Thanks for the update. The transformation look alright assuming that image_sample contains the image and mask tensors. Random_Horizontal_Flip is missing the return statement, but I assume that’s just a copy-paste issue.

Haha yes, its a copy-paste issue. And yes sample_image is a dict with FLAIR, T1 and the mask. Do you have any suggestion why the network is not learning? I mean the dice score is constantly in the interval [0.01,0.02]. As I stated earlier, when I remove the augmentation, its commenting out 1 line of code, its suddenly learn and everything is fine😥

I would recommend to try to overfit a small dataset, e.g. just 10 samples, and check if the model would be able to do so. If not, I would guess there might be another issue in the code, which we haven’t found yet.

2 Likes

Ok, I am going to try that out and update you later​:relaxed::ok_hand:t3:

it does learn but very slow.
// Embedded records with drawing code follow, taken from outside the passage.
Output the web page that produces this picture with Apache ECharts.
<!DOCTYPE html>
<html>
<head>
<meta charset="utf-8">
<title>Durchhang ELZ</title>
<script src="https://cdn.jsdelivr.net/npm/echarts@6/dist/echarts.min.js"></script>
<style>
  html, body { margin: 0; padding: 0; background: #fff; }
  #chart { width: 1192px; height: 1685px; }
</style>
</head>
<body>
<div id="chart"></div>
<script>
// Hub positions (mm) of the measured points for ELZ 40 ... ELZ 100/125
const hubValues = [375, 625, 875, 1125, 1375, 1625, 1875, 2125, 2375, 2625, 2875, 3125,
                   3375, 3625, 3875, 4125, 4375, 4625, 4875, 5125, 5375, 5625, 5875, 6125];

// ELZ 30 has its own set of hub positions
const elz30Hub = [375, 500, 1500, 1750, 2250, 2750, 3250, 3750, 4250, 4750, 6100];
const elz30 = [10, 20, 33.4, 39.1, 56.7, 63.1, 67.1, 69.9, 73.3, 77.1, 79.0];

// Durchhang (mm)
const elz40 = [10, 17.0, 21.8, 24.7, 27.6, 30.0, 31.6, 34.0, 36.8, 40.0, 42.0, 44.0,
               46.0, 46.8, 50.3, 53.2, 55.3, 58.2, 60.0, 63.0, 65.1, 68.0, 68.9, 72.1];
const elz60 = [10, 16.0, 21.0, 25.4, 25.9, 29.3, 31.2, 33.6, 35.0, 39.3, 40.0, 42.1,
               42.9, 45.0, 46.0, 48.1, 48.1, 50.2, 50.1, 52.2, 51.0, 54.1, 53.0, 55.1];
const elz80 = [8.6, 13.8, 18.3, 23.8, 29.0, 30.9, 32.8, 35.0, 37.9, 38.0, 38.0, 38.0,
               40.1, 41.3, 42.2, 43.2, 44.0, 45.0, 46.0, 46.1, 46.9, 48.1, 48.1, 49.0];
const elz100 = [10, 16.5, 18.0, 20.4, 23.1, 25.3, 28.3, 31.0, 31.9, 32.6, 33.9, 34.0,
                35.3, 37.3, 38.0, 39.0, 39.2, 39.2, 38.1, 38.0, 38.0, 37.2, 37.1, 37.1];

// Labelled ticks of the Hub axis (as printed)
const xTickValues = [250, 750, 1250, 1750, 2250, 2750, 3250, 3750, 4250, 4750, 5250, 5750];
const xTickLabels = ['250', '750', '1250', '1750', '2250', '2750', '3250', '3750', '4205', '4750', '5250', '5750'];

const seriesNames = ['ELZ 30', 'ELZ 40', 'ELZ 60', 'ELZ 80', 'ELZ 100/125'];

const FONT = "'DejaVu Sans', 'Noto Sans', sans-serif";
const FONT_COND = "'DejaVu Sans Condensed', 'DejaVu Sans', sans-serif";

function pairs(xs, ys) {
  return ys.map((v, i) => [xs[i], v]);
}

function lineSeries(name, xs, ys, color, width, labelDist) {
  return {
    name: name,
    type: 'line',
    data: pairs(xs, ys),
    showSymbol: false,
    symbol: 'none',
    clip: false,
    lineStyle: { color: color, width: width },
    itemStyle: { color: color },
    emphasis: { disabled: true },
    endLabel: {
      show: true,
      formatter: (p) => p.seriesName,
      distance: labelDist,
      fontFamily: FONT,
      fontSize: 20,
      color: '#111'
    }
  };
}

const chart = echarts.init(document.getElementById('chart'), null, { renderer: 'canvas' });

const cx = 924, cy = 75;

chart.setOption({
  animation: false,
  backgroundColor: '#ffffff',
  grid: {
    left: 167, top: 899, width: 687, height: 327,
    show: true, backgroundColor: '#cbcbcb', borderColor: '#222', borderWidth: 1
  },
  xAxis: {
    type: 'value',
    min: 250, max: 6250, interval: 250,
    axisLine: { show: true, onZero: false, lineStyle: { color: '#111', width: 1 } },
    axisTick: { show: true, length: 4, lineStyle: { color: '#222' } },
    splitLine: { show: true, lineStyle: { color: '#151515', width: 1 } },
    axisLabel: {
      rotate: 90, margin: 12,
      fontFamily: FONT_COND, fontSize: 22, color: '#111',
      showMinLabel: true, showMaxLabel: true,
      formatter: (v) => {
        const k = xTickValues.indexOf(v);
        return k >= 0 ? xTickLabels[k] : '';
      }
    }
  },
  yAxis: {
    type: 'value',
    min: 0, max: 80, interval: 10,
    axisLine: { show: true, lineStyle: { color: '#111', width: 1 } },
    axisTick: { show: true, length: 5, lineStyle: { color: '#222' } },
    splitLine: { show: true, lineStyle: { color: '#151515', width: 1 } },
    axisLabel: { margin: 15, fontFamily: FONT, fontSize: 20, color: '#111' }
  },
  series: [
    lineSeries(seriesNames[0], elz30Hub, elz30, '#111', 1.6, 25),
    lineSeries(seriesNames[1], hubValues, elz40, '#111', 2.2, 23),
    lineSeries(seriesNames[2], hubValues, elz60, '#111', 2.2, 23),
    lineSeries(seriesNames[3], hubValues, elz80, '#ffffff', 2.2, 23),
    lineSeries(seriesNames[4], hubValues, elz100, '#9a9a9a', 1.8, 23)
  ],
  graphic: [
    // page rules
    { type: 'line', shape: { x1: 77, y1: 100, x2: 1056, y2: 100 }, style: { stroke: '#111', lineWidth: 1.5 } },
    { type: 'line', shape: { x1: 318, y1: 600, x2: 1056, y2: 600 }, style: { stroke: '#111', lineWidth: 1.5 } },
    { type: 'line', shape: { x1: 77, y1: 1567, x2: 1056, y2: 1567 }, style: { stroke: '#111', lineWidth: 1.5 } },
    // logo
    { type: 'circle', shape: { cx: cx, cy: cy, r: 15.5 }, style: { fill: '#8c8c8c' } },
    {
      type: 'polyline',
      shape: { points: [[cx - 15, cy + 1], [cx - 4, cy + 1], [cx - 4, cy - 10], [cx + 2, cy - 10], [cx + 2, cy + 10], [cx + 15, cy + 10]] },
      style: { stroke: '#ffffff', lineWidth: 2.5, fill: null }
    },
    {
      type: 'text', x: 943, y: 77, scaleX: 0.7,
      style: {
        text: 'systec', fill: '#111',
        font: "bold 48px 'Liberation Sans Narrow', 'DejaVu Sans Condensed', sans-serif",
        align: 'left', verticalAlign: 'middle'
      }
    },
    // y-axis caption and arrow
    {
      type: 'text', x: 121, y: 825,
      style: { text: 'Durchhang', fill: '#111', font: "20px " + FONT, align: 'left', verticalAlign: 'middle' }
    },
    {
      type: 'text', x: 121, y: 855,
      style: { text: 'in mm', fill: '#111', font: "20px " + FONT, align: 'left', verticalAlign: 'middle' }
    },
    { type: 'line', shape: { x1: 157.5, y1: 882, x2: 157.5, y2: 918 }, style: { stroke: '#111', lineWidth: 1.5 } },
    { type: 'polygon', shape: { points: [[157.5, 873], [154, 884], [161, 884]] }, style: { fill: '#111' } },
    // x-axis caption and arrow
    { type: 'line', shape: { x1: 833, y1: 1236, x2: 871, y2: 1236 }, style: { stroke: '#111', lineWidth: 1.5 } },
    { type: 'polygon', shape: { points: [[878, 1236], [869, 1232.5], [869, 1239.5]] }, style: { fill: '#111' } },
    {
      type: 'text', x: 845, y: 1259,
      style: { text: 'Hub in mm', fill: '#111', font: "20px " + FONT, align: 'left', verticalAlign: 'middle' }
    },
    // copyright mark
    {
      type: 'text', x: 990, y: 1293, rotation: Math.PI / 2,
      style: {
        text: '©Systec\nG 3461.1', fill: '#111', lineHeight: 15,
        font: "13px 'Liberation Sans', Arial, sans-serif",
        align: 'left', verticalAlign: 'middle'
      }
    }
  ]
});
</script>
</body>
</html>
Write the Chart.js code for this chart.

This is the result after 133 epoch


Phase: train, Epoch:133/200, learning rate: 0.0007537289284477406

recall: 1.0, difference [current - previous]: 0.0
precision: 0.770689845085144, difference [current - previous]: 0.0017197132110595703 ↑
Fscore: 0.780264675617218, difference [current - previous]: 0.0016559362411499023 ↑
dice_score: 0.7828959439802119, difference [current - previous]: 0.0016377398266059773 ↑
diceloss: 0.21710405601978813, difference [current - previous]: -0.001637739826606005 ↓

but I don’t know why it doesn’t work for the complete trainset. After 100 epoch the dice loss is aLmost 1. Any suggestion?